Held in check by the Huskies in the first half, Ippel and Conner combined for a quick six and boosted the Big Blue to a 54-46 advantage with less than seven minutes remaining.

USM sliced the gap to four on three separate occasions. And it seemed like the third time was a charm when Trish Sylvain’s steal set up a 4-on-1 break.

Kynoch missed the uncontested lay-up, but Marble was there for the follow to leave the Little East Conference champions within a deuce, 62-60, with 26.1 seconds left.

But the Big Blue, typically a spotty free-throw shooting team, held their ground when Minott and Blackburn drained four straight freebies.

Millikin made 10 of its last 12 from the line.

Koehn scored 13 of her team-high 17 points in the first half. Ippel, a freshman who played on the Big Blue’s junior varsity team for most of the year, added 11 after averaging 23 in her first three tournament games.

Blackburn and Conner each finished with 13 points. Minott tacked on 10.

The 5-11 Myles and 5-9 Marble dominated the taller Conner, Ippel and 5-11 Laura Zimmerman from the opening tap, limiting them to a combined four first-half points.

Millikin’s guards couldn’t cash in their early open looks. The Huskies held the Big Blue scoreless until Koehn’s transition hoop at the four-minute mark. That was Millikin’s only field goal until Zimmerman zipped the ball to Koehn for a 3-pointer with 10:45 remaining.

“It’s what you’ve been doing all year that kicks in,” Kerans said. “Usually it’s our post game that dominates in the first half, but today it was the 3-point shot that was our primary game.”

The Big Blue eventually scored on four straight possessions, highlighted by Koehn and Blackburn bombs, and transformed a five-point deficit into a 17-12 edge.

Back came the Huskies.

Myles delivered another haymaker from downtown with 1:45 to go. Sixty seconds later, Marble showed she’d recovered from an earlier collision with Conner by hitting her second bonus ball of the half for a 28-25 USM lead.

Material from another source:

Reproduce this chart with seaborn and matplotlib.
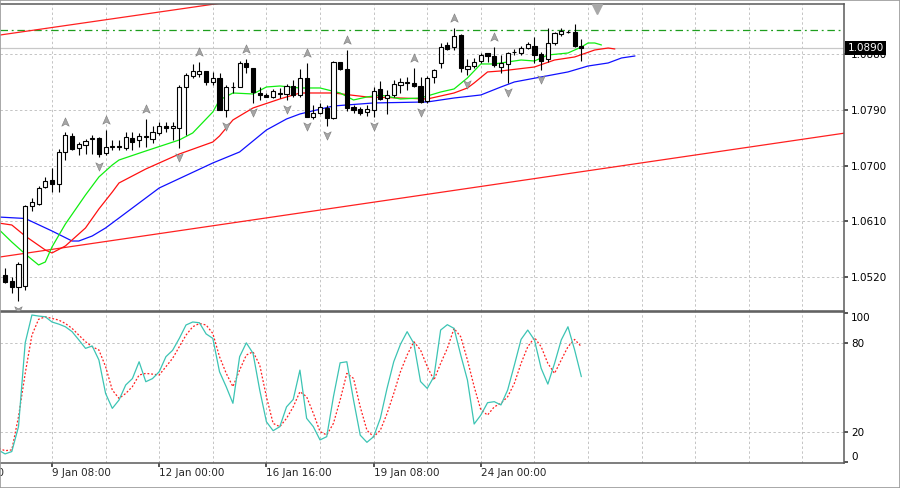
import numpy as np
import matplotlib
matplotlib.use("Agg")
import matplotlib.pyplot as plt
import matplotlib.transforms as mtransforms
from matplotlib.path import Path
import seaborn as sns

# EURUSD H4 candles (index 0 = first visible bar)
opens = [1.05234, 1.05137, 1.05040, 1.05056, 1.06349, 1.06381, 1.06656, 1.06769, 1.06705, 1.07222,
         1.07480, 1.07286, 1.07335, 1.07432, 1.07448, 1.07206, 1.07302, 1.07319, 1.07286, 1.07448,
         1.07416, 1.07456, 1.07432, 1.07529, 1.07642, 1.07610, 1.07610, 1.08272, 1.08450, 1.08482,
         1.08531, 1.08353, 1.08418, 1.07900, 1.08272, 1.08272, 1.08660, 1.08579, 1.08175, 1.08143,
         1.08110, 1.08159, 1.08159, 1.08288, 1.08143, 1.08418, 1.07787, 1.07852, 1.07933, 1.07771,
         1.08676, 1.08563, 1.07949, 1.07917, 1.07868, 1.07900, 1.08240, 1.08094, 1.08143, 1.08304,
         1.08337, 1.08337, 1.08288, 1.08046, 1.08434, 1.08660, 1.08951, 1.08918, 1.09112, 1.08563,
         1.08611, 1.08692, 1.08822, 1.08773, 1.08595, 1.08644, 1.08830, 1.08822, 1.08902, 1.08935,
         1.08805, 1.08725, 1.08983, 1.09129, 1.09153, 1.09161, 1.08935]
highs = [1.05347, 1.05202, 1.05444, 1.06365, 1.06478, 1.06672, 1.06818, 1.06963, 1.07270, 1.07545,
         1.07529, 1.07383, 1.07432, 1.07496, 1.07464, 1.07577, 1.07416, 1.07416, 1.07545, 1.07545,
         1.07529, 1.07755, 1.07642, 1.07706, 1.07706, 1.07706, 1.08304, 1.08498, 1.08644, 1.08676,
         1.08531, 1.08514, 1.08498, 1.08304, 1.08353, 1.08692, 1.08725, 1.08579, 1.08272, 1.08175,
         1.08240, 1.08256, 1.08321, 1.08385, 1.08563, 1.08660, 1.07981, 1.08014, 1.07981, 1.08692,
         1.08676, 1.08870, 1.07981, 1.07949, 1.07981, 1.08272, 1.08369, 1.08224, 1.08385, 1.08418,
         1.08434, 1.08579, 1.08434, 1.08450, 1.08563, 1.08983, 1.08999, 1.09226, 1.09129, 1.08725,
         1.08741, 1.08822, 1.08822, 1.08918, 1.08789, 1.08838, 1.08886, 1.08935, 1.08999, 1.09080,
         1.08838, 1.09226, 1.09161, 1.09226, 1.09193, 1.09290, 1.09048]
lows = [1.05105, 1.04943, 1.04814, 1.04992, 1.06268, 1.06365, 1.06640, 1.06575, 1.06575, 1.07092,
        1.07254, 1.07173, 1.07189, 1.07189, 1.07141, 1.07173, 1.07254, 1.07254, 1.07254, 1.07254,
        1.07302, 1.07302, 1.07367, 1.07496, 1.07545, 1.07416, 1.07286, 1.07496, 1.08418, 1.08434,
        1.08304, 1.08304, 1.07900, 1.07787, 1.08175, 1.08272, 1.08498, 1.08014, 1.08062, 1.08110,
        1.08094, 1.08094, 1.08062, 1.08110, 1.08110, 1.07787, 1.07755, 1.07836, 1.07642, 1.07755,
        1.08547, 1.07884, 1.07852, 1.07820, 1.07803, 1.07787, 1.08062, 1.07836, 1.08110, 1.08175,
        1.08224, 1.08272, 1.08014, 1.08014, 1.08337, 1.08579, 1.08870, 1.08870, 1.08514, 1.08466,
        1.08579, 1.08660, 1.08676, 1.08595, 1.08498, 1.08337, 1.08789, 1.08789, 1.08886, 1.08660,
        1.08547, 1.08676, 1.08951, 1.09096, 1.09145, 1.08918, 1.08692]
closes = [1.05121, 1.05040, 1.05412, 1.06349, 1.06414, 1.06640, 1.06753, 1.06705, 1.07222, 1.07496,
          1.07270, 1.07351, 1.07399, 1.07448, 1.07189, 1.07302, 1.07319, 1.07302, 1.07464, 1.07383,
          1.07480, 1.07472, 1.07545, 1.07642, 1.07610, 1.07642, 1.08272, 1.08466, 1.08531, 1.08531,
          1.08353, 1.08418, 1.07900, 1.08272, 1.08264, 1.08660, 1.08595, 1.08191, 1.08143, 1.08110,
          1.08207, 1.08175, 1.08288, 1.08143, 1.08418, 1.07787, 1.07852, 1.07949, 1.07771, 1.08676,
          1.08563, 1.07933, 1.07900, 1.07852, 1.07917, 1.08207, 1.08078, 1.08143, 1.08321, 1.08353,
          1.08353, 1.08288, 1.08030, 1.08418, 1.08547, 1.08918, 1.08886, 1.09096, 1.08579, 1.08611,
          1.08676, 1.08789, 1.08773, 1.08628, 1.08660, 1.08822, 1.08838, 1.08902, 1.08967, 1.08789,
          1.08692, 1.08983, 1.09145, 1.09177, 1.09161, 1.08935, 1.08900]

# Alligator lines (already shifted forward: lips 3, teeth 5, jaw 8 bars)
jaw_idx = [-1, 3, 7, 10, 11, 13, 15, 17, 23, 31, 35, 39, 42, 44, 49, 55, 63, 67, 71, 74, 76, 80, 84, 87, 90, 92, 94]
jaw_val = [1.06171, 1.06147, 1.05945, 1.05783, 1.05783, 1.05864, 1.05994, 1.06155, 1.06640, 1.07044,
           1.07222, 1.07577, 1.07755, 1.07836, 1.07965, 1.08014, 1.08030, 1.08094, 1.08143, 1.08272,
           1.08353, 1.08434, 1.08515, 1.08611, 1.08660, 1.08741, 1.08773]
teeth_idx = [-1, 1, 3, 6, 7, 9, 12, 14, 16, 17, 21, 26, 31, 32, 34, 37, 41, 44, 49, 54, 59, 63, 67, 69, 70,
             72, 74, 79, 82, 85, 88, 90, 91]
teeth_val = [1.06074, 1.06042, 1.05864, 1.05638, 1.05590, 1.05703, 1.05994, 1.06301, 1.06575, 1.06721,
             1.06947, 1.07189, 1.07383, 1.07480, 1.07739, 1.07933, 1.08078, 1.08175, 1.08175, 1.08111,
             1.08094, 1.08078, 1.08175, 1.08256, 1.08337, 1.08515, 1.08531, 1.08595, 1.08708, 1.08757,
             1.08870, 1.08902, 1.08886]
lips_idx = [-1, 1, 3, 5, 6, 7, 9, 12, 14, 16, 17, 21, 26, 28, 31, 32, 34, 37, 39, 41, 44, 47, 50, 52, 54,
            56, 59, 62, 65, 67, 69, 71, 73, 75, 77, 79, 81, 84, 86, 87, 88, 89]
lips_val = [1.05977, 1.05767, 1.05573, 1.05396, 1.05444, 1.05687, 1.06058, 1.06527, 1.06818, 1.07012,
            1.07092, 1.07238, 1.07416, 1.07529, 1.07868, 1.08062, 1.08175, 1.08159, 1.08272, 1.08288,
            1.08256, 1.08256, 1.08175, 1.08062, 1.08111, 1.08143, 1.08078, 1.08094, 1.08191, 1.08240,
            1.08418, 1.08644, 1.08644, 1.08676, 1.08708, 1.08692, 1.08789, 1.08821, 1.08918, 1.08983,
            1.08983, 1.08951]

# fractal bars
fractal_up = [9, 15, 21, 29, 36, 45, 51, 61, 67, 73]
fractal_down = [2, 14, 26, 33, 37, 42, 45, 48, 55, 62, 69, 75, 80]

# trend channel and level
upper_x = [-1, 40]
upper_y = [1.09108, 1.09749]
lower_x = [-1, 126]
lower_y = [1.05521, 1.07538]
level = 1.0919

# stochastic
stoch_idx = list(range(-1, 87))
stoch_main = [8, 5.4, 7, 23.7, 80, 98.7, 98, 97.5, 94, 92.6, 90.8, 87.5, 82, 76.3, 77.9, 68.5, 46, 36,
              41.6, 51.7, 56, 67.3, 53.9, 56, 60.6, 70.7, 75, 83, 92, 94, 93.5, 86, 83, 60.6, 50.5, 39.4,
              70.7, 80, 73, 48.3, 27, 21, 23.7, 37, 42, 61.7, 29.3, 23.7, 14.8, 17, 43.8, 66.6, 67.3,
              41.6, 18, 13.2, 17, 29.3, 49.4, 67.3, 79, 87.5, 79.6, 54, 49.4, 57.3, 88.6, 92.2, 89.7,
              71.8, 55, 25.5, 31.5, 39.8, 40.5, 38.3, 48.3, 65, 82.3, 88.6, 81.9, 62.9, 52.3, 66.2,
              81.9, 90.8, 75.2, 57.3]
stoch_signal = [9.2, 7.6, 8.1, 30.4, 59.5, 85.2, 95.8, 97.5, 96.4, 95.3, 93, 89.7, 85.2, 80.8, 77.4, 75.2,
                64, 48.3, 42.7, 46, 50.6, 58.4, 59.5, 59, 58.4, 64, 69.6, 77.4, 85.2, 90.8, 93, 92, 86.3,
                70.7, 59.5, 50.6, 61.7, 71.8, 74, 65.1, 43.8, 25.9, 23.7, 29.3, 37, 47.2, 43.8, 32.7,
                20.4, 18.1, 25.9, 41.6, 59.5, 56.1, 37, 21.3, 16.9, 21.3, 32.5, 46, 60.6, 71.8, 80.8,
                75.2, 64, 55, 66.2, 76.3, 89.7, 84.1, 68.5, 50.6, 34.9, 31.5, 37, 39.4, 43.8, 52.8,
                66.2, 77.4, 83.6, 77.4, 66.2, 59.5, 68.5, 77.4, 82.3, 77.4]

price_ticks = [1.0520, 1.0610, 1.0700, 1.0790, 1.0880]
stoch_ticks = [0, 20, 80, 100]
time_idx = [-9, 7, 23, 39, 55, 71]
time_labels = ["4 Jan 16:00", "9 Jan 08:00", "12 Jan 00:00", "16 Jan 16:00", "19 Jan 08:00", "24 Jan 00:00"]

sns.set_theme(style="white")
plt.rcParams["font.family"] = ["DejaVu Sans"]

fig = plt.figure(figsize=(9, 4.88), dpi=100)
ax = fig.add_axes([0, 0.3627, 0.9378, 0.6291])
ax2 = fig.add_axes([0, 0.0512, 0.9378, 0.3094])

xlim = (-0.76, 125.2)
grid_kw = dict(color="#c4c4c4", lw=0.7, ls=(0, (2.5, 2.5)), zorder=0)
for a in (ax, ax2):
    a.set_xlim(*xlim)
    a.set_facecolor("white")
    for g in range(7, 126, 8):
        a.axvline(g, **grid_kw)
    a.spines["left"].set_visible(False)
    for s in ("top", "right", "bottom"):
        a.spines[s].set_color("#5a5a5a")
        a.spines[s].set_linewidth(1.1)
    a.yaxis.tick_right()
    a.tick_params(axis="y", which="major", right=True, length=3, pad=2, labelsize=7.5,
                  color="#404040", labelcolor="black")

# ---- main panel ----
ax.set_ylim(1.04652, 1.09613)
for p in price_ticks:
    ax.axhline(p, **grid_kw)
ax.set_yticks(price_ticks)
ax.set_yticklabels([f"{p:.4f}" for p in price_ticks])
ax.set_xticks([])

ax.axhline(closes[-1], color="#c8c8c8", lw=0.9, zorder=1)
ax.axhline(level, color="#1e9e1e", lw=0.9, ls=(0, (6, 3, 1.5, 3)), zorder=1)
ax.plot(upper_x, upper_y, color="#ff2020", lw=0.9, zorder=1)
ax.plot(lower_x, lower_y, color="#ff2020", lw=0.9, zorder=1)

sns.lineplot(x=jaw_idx, y=jaw_val, ax=ax, color="#1010ff", linewidth=0.9, zorder=2)
sns.lineplot(x=teeth_idx, y=teeth_val, ax=ax, color="#ff1010", linewidth=0.9, zorder=2)
sns.lineplot(x=lips_idx, y=lips_val, ax=ax, color="#10ee10", linewidth=0.9, zorder=2)

o = np.array(opens)
h = np.array(highs)
l = np.array(lows)
c = np.array(closes)
idx = np.arange(len(o))
bull = c >= o
ax.vlines(idx, l, h, color="black", lw=0.8, zorder=3)
ax.bar(idx, np.maximum(np.abs(c - o), 0.00002), bottom=np.minimum(o, c), width=0.62,
       color=np.where(bull, "white", "black"), edgecolor="black", linewidth=0.8, zorder=4)

arrow_up = Path([(0, 1), (0.8, -0.8), (0, -0.35), (-0.8, -0.8), (0, 1)],
                [Path.MOVETO, Path.LINETO, Path.LINETO, Path.LINETO, Path.CLOSEPOLY])
arrow_dn = Path([(0, -1), (0.8, 0.8), (0, 0.35), (-0.8, 0.8), (0, -1)],
                [Path.MOVETO, Path.LINETO, Path.LINETO, Path.LINETO, Path.CLOSEPOLY])
fu = np.array(fractal_up)
fd = np.array(fractal_down)
ax.scatter(fu, h[fu] + 0.0016, marker=arrow_up, s=45, color="#a6a6a6", edgecolor="#7c7c7c",
           linewidth=0.4, zorder=5)
ax.scatter(fd, l[fd] - 0.0014, marker=arrow_dn, s=45, color="#a6a6a6", edgecolor="#7c7c7c",
           linewidth=0.4, zorder=5)

# chart shift marker
ax.plot([88.3], [0.985], marker="v", ms=7, color="#a8a8a8", transform=ax.get_xaxis_transform(),
        clip_on=False, zorder=6)

# current price label
ytrans = mtransforms.blended_transform_factory(ax.transAxes, ax.transData)
ax.text(1.004, closes[-1], f"{closes[-1]:.4f}", transform=ytrans, color="white", fontsize=7.5,
        ha="left", va="center", zorder=10, clip_on=False,
        bbox=dict(facecolor="black", edgecolor="none", pad=1.6))

# ---- stochastic panel ----
ax2.set_ylim(-0.7, 100.7)
for v in (20, 80):
    ax2.axhline(v, **grid_kw)
ax2.set_yticks(stoch_ticks)
labs = ax2.set_yticklabels([str(v) for v in stoch_ticks])
labs[0].set_va("bottom")
labs[-1].set_va("top")

sns.lineplot(x=stoch_idx, y=stoch_signal, ax=ax2, color="#ff2020", linewidth=0.9,
             linestyle=(0, (1.5, 1.5)), zorder=2)
sns.lineplot(x=stoch_idx, y=stoch_main, ax=ax2, color="#3cc4b4", linewidth=0.9, zorder=3)

ax2.set_xticks(time_idx[1:])
ax2.set_xticklabels([])
ax2.tick_params(axis="x", bottom=True, length=3, color="#404040")
xtrans = ax2.get_xaxis_transform()
for t, lab in zip(time_idx, time_labels):
    ax2.annotate(lab, xy=(t, 0), xycoords=xtrans, xytext=(0, -3.5), textcoords="offset points",
                 ha="left", va="top", fontsize=7.5, annotation_clip=False)

fig.add_artist(plt.Rectangle((0, 0), 1, 1, transform=fig.transFigure, fill=False,
                             edgecolor="#9a9a9a", lw=1.2))
fig.savefig("out.png", dpi=100)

Blackburn had the final say, firing from the hip off a Koehn feed with 28 seconds left to tie it.

Minott was the only senior seeing playing time for either team.

This was Southern Maine’s fourth Final Four appearance in Fifield’s tenure. The Huskies were national runner-up in 1998 and 2000.

Fifield was named NCAA Division III Coach of the Year at an awards banquet Thursday night.

“It’s something you think about but don’t imagine you will ever win,” Fifield said. “It’s truly a staff award.”